Fresh out of the kiln 5/03/18

My first batch of pottery made with brown stoneware clay have finally been glazed and fired-

For this batch I applied an underglaze of Amaco’s Satin-Matte White and top coated that with their Satin-Matte Clear Glaze. Upon firing the white and clear glazes melded beautifully creating a creamy, grayish-white hue. The underlying khaki color of the brown stoneware clay really gives a wonderful depth to the finish. My favorites from this batch are these vaguely sea sponge-like luminaries which all miraculously survived.

Unfortunately only one of the bivalve-shaped napkin holders survived, and it shrank so much I think it works better as a sponge holder. The pieces I specifically intended to be sponge holders turned out nicely though.

All of the soap dishes survived- and I especially like how the clam shell-shaped ones turned out with the creamy white glaze.

A couple of serving bowls. The lip of these bowls undulates which gives them built in spoon rests.

Some oyster shell shaped spoon rests- the glaze looks perfect on these.

A cluster of miniature flower bud vases.

Some larger vases-

While these may seem purely decorative and very delicate these ceramics are both functional and quite sturdy.

Back in the game

So after a couple months hiatus I managed to have a very productive weekend of sculpting-

Luminaries, vases and napkin holders made from a light brown stoneware clay

In this batch I have made a variety of kitchen implements and vessels with a new stoneware clay that should come out a dark beige color. *If* they survive I’m thinking I’ll coat them with a distressed layer of warm white glaze and over top that with a clear layer which should give the appearance of antique ironstone pottery.

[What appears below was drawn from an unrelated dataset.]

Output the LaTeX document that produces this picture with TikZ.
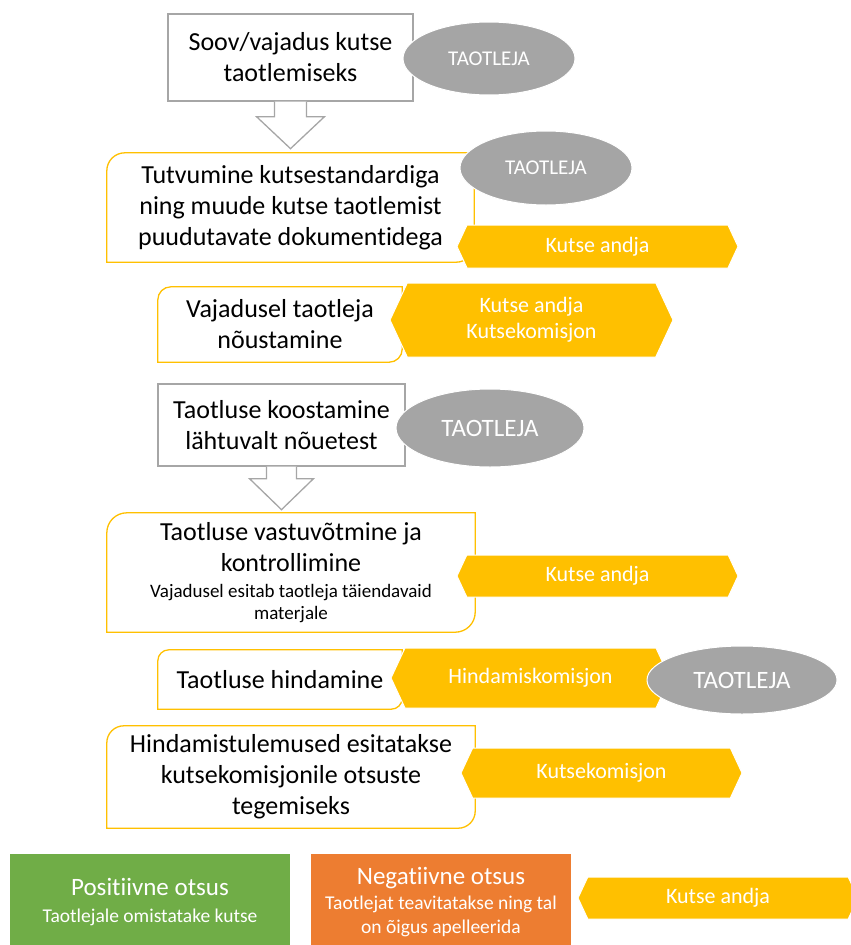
\documentclass[tikz,border=0pt]{standalone}
\usepackage{fontspec}
\setmainfont{Carlito}[Ligatures=NoCommon]
\usetikzlibrary{shapes.geometric,shapes.symbols}

\definecolor{taogray}{HTML}{A5A5A5}
\definecolor{framegray}{HTML}{A6A6A6}
\definecolor{yel}{HTML}{FFC000}
\definecolor{posgreen}{HTML}{70AD47}
\definecolor{negorange}{HTML}{ED7D31}

% frame with two rounded corners (top left, bottom right)
\newcommand{\diagframe}[2]{%
  \draw[yelline] ([yshift=-#2]#1.north west) arc[start angle=180, end angle=90, radius=#2]
    -- (#1.north east) -- ([yshift=#2]#1.south east)
    arc[start angle=0, end angle=-90, radius=#2] -- (#1.south west) -- cycle;}

\begin{document}
\begin{tikzpicture}[x=1pt, y=-1pt,
  every node/.style={inner sep=0pt, align=center},
  graybox/.style={draw=framegray, line width=1.3pt, fill=white, font=\fontsize{26}{31}\selectfont},
  yelbox/.style={fill=white, font=\fontsize{26}{31}\selectfont},
  who/.style={ellipse, fill=taogray, draw=white, line width=1pt, text=white},
  role/.style={signal, signal to=west and east, signal pointer angle=130, fill=yel, draw=white,
    line width=1pt, text=white, font=\fontsize{22}{26}\selectfont},
  hollow/.style={draw=framegray, line width=1.3pt, fill=white},
  yelline/.style={draw=yel, line width=1.3pt},
  verdict/.style={text=white, minimum width=280pt, minimum height=97pt,
    font=\fontsize{19.5}{24}\selectfont}]

\useasboundingbox (0,0) rectangle (851,945);
\clip (0,0) rectangle (851,945);

% Soov
\node[graybox, minimum width=245pt, minimum height=87pt] (soov) at (290.5,57.5)
  {Soov/vajadus kutse\\taotlemiseks};
\draw[hollow] ([xshift=-16pt]soov.south) -- ++(0,15) -- ++(-18,0) -- ++(34,32) -- ++(34,-32)
  -- ++(-18,0) -- ++(0,-15);
\node[who, minimum width=172pt, minimum height=73pt, font=\fontsize{21}{25}\selectfont]
  (tao1) at (489,58.5) {TAOTLEJA};

% Tutvumine
\node[yelbox, minimum width=367pt, minimum height=109pt] (tutv) at (290.5,207.5)
  {Tutvumine kutsestandardiga\\ning muude kutse taotlemist\\puudutavate dokumentidega};
\diagframe{tutv}{18pt}
\node[who, minimum width=172pt, minimum height=74pt, font=\fontsize{21}{25}\selectfont]
  (tao2) at (546,168) {TAOTLEJA};
\node[role, minimum width=281pt, minimum height=43pt] (andja1) at (597.5,246.5) {Kutse andja};

% Noustamine
\node[yelbox, minimum width=244pt, minimum height=75pt] (noust) at (280,324.5)
  {Vajadusel taotleja\\nõustamine};
\diagframe{noust}{13pt}
\node[role, minimum width=283pt, minimum height=74pt] (andja2) at (531.5,320)
  {Kutse andja\\Kutsekomisjon};

% Koostamine
\node[graybox, minimum width=247pt, minimum height=82pt] (koost) at (281.5,425)
  {Taotluse koostamine\\lähtuvalt nõuetest};
\draw[hollow] ([xshift=-15pt]koost.south) -- ++(0,12) -- ++(-17,0) -- ++(32,31) -- ++(32,-31)
  -- ++(-17,0) -- ++(0,-12);
\node[who, minimum width=188pt, minimum height=78pt, font=\fontsize{25}{29}\selectfont]
  (tao3) at (490,428) {TAOTLEJA};

% Vastuvotmine
\node[yelbox, minimum width=368pt, minimum height=119pt] (vastu) at (291,572.5)
  {Taotluse vastuvõtmine ja\\kontrollimine\\[-5pt]
   {\fontsize{19}{23}\selectfont Vajadusel esitab taotleja täiendavaid}\\[-9pt]
   {\fontsize{19}{23}\selectfont materjale}};
\diagframe{vastu}{20pt}
\node[role, minimum width=281pt, minimum height=42pt] (andja3) at (597.5,576) {Kutse andja};

% Hindamine
\node[yelbox, minimum width=244pt, minimum height=59pt] (hind) at (280,679.5) {Taotluse hindamine};
\diagframe{hind}{11pt}
\node[role, minimum width=279pt, minimum height=60pt] (hkom) at (530.5,678) {Hindamiskomisjon};
\node[who, minimum width=190pt, minimum height=68pt, font=\fontsize{25}{29}\selectfont]
  (tao4) at (742,680) {TAOTLEJA};

% Tulemused
\node[yelbox, minimum width=368pt, minimum height=102pt] (tulem) at (291,777)
  {Hindamistulemused esitatakse\\kutsekomisjonile otsuste\\tegemiseks};
\diagframe{tulem}{17pt}
\node[role, minimum width=281pt, minimum height=50pt] (kkom) at (601.5,773) {Kutsekomisjon};

% Otsused
\node[verdict, fill=posgreen] (pos) at (150,902.5)
  {{\fontsize{25}{28}\selectfont Positiivne otsus}\\[3pt]
   Taotlejale omistatake kutse};
\node[verdict, fill=negorange, minimum width=260pt] (neg) at (441,902.5)
  {{\fontsize{25}{28}\selectfont Negatiivne otsus}\\[1pt]
   Taotlejat teavitatakse ning tal\\
   on õigus apelleerida};
\node[role, minimum width=280pt, minimum height=42pt] (andja4) at (718,898) {Kutse andja};
\end{tikzpicture}
\end{document}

Two spoon rests and a soap dish.

This pieces in this collection, like most of my work, has a very organic look to it. The spoon rests and napkin holders look vaguely like seashells.

The napkin holders remind me of ancient brachiopod fossils.

My favorites from this batch are the luminaries which resemble primitive sea sponges-

A trio of very organic looking luminaries.

I really hope the luminaries survive as they were very time consuming to make. Each little hole in them is a potential starting point for cracks. With any luck these pieces will survive the slow drying process over the next couple weeks and then it will be time to glaze them.